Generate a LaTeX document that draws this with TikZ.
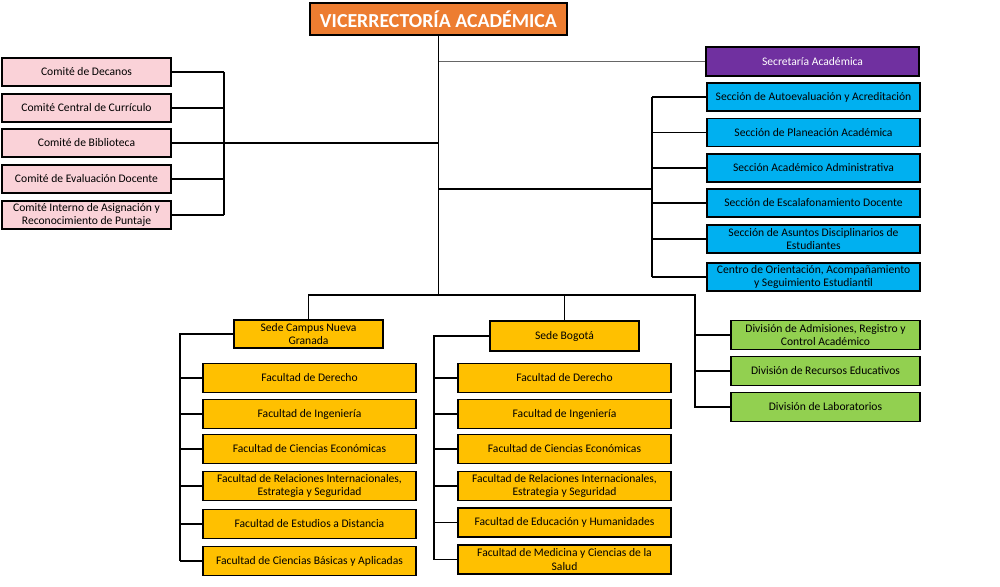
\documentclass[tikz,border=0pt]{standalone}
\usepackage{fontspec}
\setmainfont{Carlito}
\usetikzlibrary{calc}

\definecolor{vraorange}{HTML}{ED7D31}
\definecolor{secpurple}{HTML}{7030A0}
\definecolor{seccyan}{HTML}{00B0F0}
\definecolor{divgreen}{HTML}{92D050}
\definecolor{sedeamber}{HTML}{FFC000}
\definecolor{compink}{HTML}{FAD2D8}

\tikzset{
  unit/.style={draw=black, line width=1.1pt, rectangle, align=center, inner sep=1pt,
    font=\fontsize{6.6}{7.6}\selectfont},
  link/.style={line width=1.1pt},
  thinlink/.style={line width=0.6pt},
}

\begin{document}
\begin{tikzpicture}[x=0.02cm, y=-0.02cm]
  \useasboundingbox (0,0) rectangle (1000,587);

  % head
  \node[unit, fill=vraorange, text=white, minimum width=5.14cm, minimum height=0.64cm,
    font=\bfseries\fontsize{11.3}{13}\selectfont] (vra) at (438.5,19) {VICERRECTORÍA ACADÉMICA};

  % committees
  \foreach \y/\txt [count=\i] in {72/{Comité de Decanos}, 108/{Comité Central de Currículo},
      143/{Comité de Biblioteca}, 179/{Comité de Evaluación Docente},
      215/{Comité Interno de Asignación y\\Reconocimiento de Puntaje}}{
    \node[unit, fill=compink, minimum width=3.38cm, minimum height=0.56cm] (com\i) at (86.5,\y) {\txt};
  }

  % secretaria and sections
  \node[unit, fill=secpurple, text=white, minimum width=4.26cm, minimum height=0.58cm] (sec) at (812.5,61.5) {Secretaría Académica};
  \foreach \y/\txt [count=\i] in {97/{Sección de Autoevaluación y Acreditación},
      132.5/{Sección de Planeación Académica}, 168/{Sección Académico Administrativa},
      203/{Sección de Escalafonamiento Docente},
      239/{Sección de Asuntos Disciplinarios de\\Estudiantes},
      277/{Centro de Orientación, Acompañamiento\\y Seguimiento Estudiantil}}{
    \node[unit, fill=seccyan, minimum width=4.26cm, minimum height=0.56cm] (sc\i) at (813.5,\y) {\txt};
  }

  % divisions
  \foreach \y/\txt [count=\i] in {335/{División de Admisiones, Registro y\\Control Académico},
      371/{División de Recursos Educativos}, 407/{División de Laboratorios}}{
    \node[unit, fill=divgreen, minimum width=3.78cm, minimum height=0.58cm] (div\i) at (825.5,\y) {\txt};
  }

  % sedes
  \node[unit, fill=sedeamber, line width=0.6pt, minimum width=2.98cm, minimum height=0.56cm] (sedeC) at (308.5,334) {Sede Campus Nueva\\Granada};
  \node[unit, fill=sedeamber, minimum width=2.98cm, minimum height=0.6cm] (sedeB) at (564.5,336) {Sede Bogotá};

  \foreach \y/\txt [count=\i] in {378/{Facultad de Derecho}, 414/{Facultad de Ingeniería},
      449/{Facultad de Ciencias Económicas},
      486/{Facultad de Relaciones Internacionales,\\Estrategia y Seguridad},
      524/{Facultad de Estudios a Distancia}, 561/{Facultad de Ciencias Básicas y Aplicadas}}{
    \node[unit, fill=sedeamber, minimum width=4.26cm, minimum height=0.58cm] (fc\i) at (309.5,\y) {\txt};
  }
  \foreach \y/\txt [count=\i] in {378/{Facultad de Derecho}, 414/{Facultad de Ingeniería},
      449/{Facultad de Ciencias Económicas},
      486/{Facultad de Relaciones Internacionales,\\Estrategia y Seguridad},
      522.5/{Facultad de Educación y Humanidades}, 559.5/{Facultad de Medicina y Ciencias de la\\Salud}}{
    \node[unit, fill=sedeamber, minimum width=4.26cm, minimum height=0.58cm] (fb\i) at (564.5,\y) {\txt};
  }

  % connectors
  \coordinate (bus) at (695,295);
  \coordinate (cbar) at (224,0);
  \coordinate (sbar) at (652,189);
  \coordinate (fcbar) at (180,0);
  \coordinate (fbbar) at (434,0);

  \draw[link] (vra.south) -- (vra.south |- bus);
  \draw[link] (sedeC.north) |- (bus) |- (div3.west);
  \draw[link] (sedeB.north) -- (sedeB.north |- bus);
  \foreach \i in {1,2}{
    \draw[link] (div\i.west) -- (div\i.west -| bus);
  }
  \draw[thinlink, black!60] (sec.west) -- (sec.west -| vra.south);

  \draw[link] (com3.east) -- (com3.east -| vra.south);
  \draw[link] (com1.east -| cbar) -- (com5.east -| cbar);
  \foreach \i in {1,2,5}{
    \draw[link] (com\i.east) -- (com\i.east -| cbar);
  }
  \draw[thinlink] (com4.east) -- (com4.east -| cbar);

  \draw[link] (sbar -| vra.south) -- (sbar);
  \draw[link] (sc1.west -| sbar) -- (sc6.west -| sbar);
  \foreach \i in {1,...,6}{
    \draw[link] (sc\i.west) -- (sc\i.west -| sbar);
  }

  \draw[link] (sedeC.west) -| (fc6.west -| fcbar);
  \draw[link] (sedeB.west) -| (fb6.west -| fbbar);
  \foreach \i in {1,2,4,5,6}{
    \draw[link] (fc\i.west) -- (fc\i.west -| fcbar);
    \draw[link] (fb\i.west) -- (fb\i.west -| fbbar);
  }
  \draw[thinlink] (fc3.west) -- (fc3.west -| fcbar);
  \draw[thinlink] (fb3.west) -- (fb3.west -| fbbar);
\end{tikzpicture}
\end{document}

▬▬▬▬▬▬

## Problem requirements
Restate exactly, please, only the lines between the start of the data and the line containing "(0,0) rectangle (1000,587);", both ends included, skipping the pictures.

## Exercise solution
Generate a LaTeX document that draws this with TikZ.
\documentclass[tikz,border=0pt]{standalone}
\usepackage{fontspec}
\setmainfont{Carlito}
\usetikzlibrary{calc}

\definecolor{vraorange}{HTML}{ED7D31}
\definecolor{secpurple}{HTML}{7030A0}
\definecolor{seccyan}{HTML}{00B0F0}
\definecolor{divgreen}{HTML}{92D050}
\definecolor{sedeamber}{HTML}{FFC000}
\definecolor{compink}{HTML}{FAD2D8}

\tikzset{
  unit/.style={draw=black, line width=1.1pt, rectangle, align=center, inner sep=1pt,
    font=\fontsize{6.6}{7.6}\selectfont},
  link/.style={line width=1.1pt},
  thinlink/.style={line width=0.6pt},
}

\begin{document}
\begin{tikzpicture}[x=0.02cm, y=-0.02cm]
  \useasboundingbox (0,0) rectangle (1000,587);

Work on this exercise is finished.